Danny Bridge (born 4 January 1993) is an Ireland international rugby league footballer who plays for Oldham in Betfred League 1.

Background
Bridge was born in Oldham, Greater Manchester, England.

He is the younger brother of Chris Bridge.

He was suspended from playing in 2020 after testing positive for cocaine, however it was reported on 14 Jan 2021 that his ban had been reduced due to a WADA rule change.

Club career
Bridge started his career at Waterhead before joining Wigan Warriors in 2009. He played for the club's academy sides, but left the club in July 2011 when he was signed by Warrington Wolves for an undisclosed fee.

Loan at Bradford
Bridge was loaned to the Bradford Bulls at the start of the 2014 season for a month. He re-signed for another month once his current loan deal expired. During April he signed on a season long loan for Bradford.

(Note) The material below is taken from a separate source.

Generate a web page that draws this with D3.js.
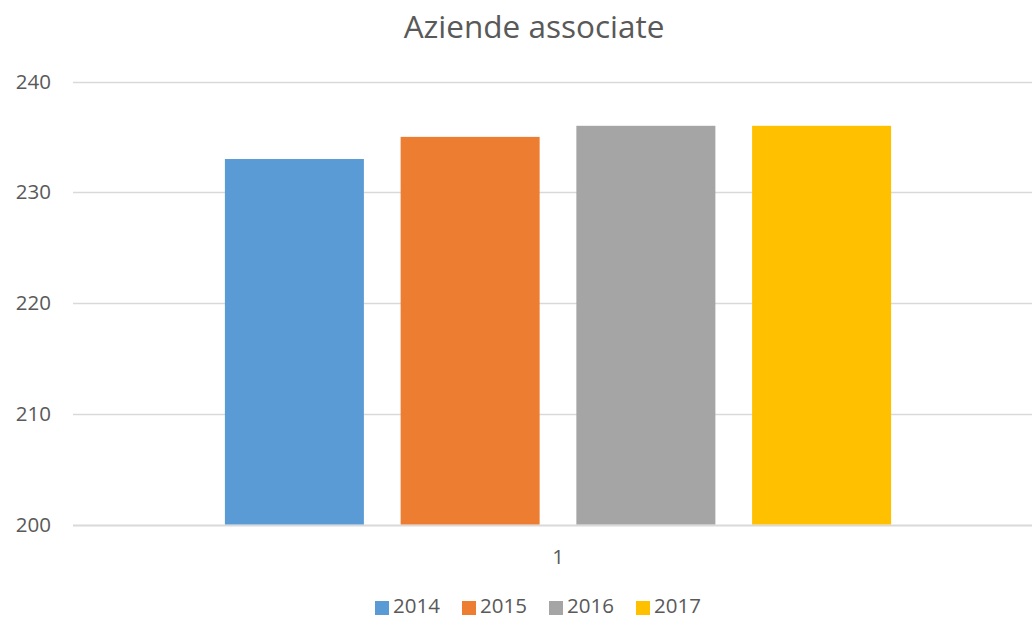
<!DOCTYPE html>
<html><head><meta charset="utf-8">
<script src="https://cdn.jsdelivr.net/npm/d3@7"></script>
<style>body{margin:0;background:#fff}svg{display:block;font-family:"Open Sans",sans-serif}</style>
</head><body><svg id="c" width="1032" height="618"></svg>
<script>
const title = "Aziende associate";
const categories = ["1"];
const seriesNames = ["2014","2015","2016","2017"];
const values2014 = [233];
const values2015 = [235];
const values2016 = [236];
const values2017 = [236];
const yTicks = [200,210,220,230,240];
const colors = ["#5b9bd5","#ed7d31","#a5a5a5","#ffc000"];

const seriesValues = [values2014, values2015, values2016, values2017];
const svg = d3.select("#c");
const textColor = "#595959";

const y = d3.scaleLinear().domain([200,240]).range([524.5,81.5]);
const x0 = d3.scaleBand().domain(categories).range([73,1043]).paddingInner(0).paddingOuter(0.228);
const x1 = d3.scaleBand().domain(seriesNames).range([0,x0.bandwidth()]).paddingInner(0.209).paddingOuter(0);

// gridlines
svg.append("g").selectAll("line").data(yTicks).join("line")
  .attr("x1",73).attr("x2",1032)
  .attr("y1",d=>Math.round(y(d))+0.5).attr("y2",d=>Math.round(y(d))+0.5)
  .attr("stroke","#d9d9d9").attr("stroke-width",d=>d===200?2:1.5);

// y labels
svg.append("g").selectAll("text").data(yTicks).join("text")
  .attr("x",51).attr("y",d=>y(d)).attr("dy","0.35em")
  .attr("text-anchor","end").attr("fill",textColor).attr("font-size",20.5)
  .text(d=>d);

// bars
categories.forEach((cat,ci)=>{
  svg.append("g").selectAll("rect").data(seriesNames).join("rect")
    .attr("x",s=>x0(cat)+x1(s))
    .attr("width",x1.bandwidth())
    .attr("y",(s,i)=>y(seriesValues[i][ci]))
    .attr("height",(s,i)=>y(200)-y(seriesValues[i][ci]))
    .attr("fill",(s,i)=>colors[i]);
});

// x labels
svg.append("g").selectAll("text").data(categories).join("text")
  .attr("x",c=>x0(c)+x0.bandwidth()/2).attr("y",557).attr("dy","0.35em")
  .attr("text-anchor","middle").attr("fill",textColor).attr("font-size",20.5)
  .text(c=>c);

// title
svg.append("text").attr("x",534).attr("y",27).attr("dy","0.35em")
  .attr("text-anchor","middle").attr("fill",textColor).attr("font-size",31.5)
  .text(title);

// legend
const lg = svg.append("g").selectAll("g").data(seriesNames).join("g")
  .attr("transform",(d,i)=>`translate(${375+i*87},0)`);
lg.append("rect").attr("x",0).attr("y",601).attr("width",14).attr("height",14)
  .attr("fill",(d,i)=>colors[i]);
lg.append("text").attr("x",18).attr("y",605.5).attr("dy","0.35em")
  .attr("fill",textColor).attr("font-size",20.5).text(d=>d);
</script></body></html>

He featured in Round 1 (Castleford Tigers) to Round 7 (Widnes Vikings). Bridge then featured in Round 9 (Leeds Rhinos).

On 23 April, Bridge was 'recalled' back to his home-town club Warrington.

International career
Bridge represented England at under-15 and under-18 level. He was part of the Ireland squad at the 2013 Rugby League World Cup.

Bridge represented Ireland at the 2015 European Cup.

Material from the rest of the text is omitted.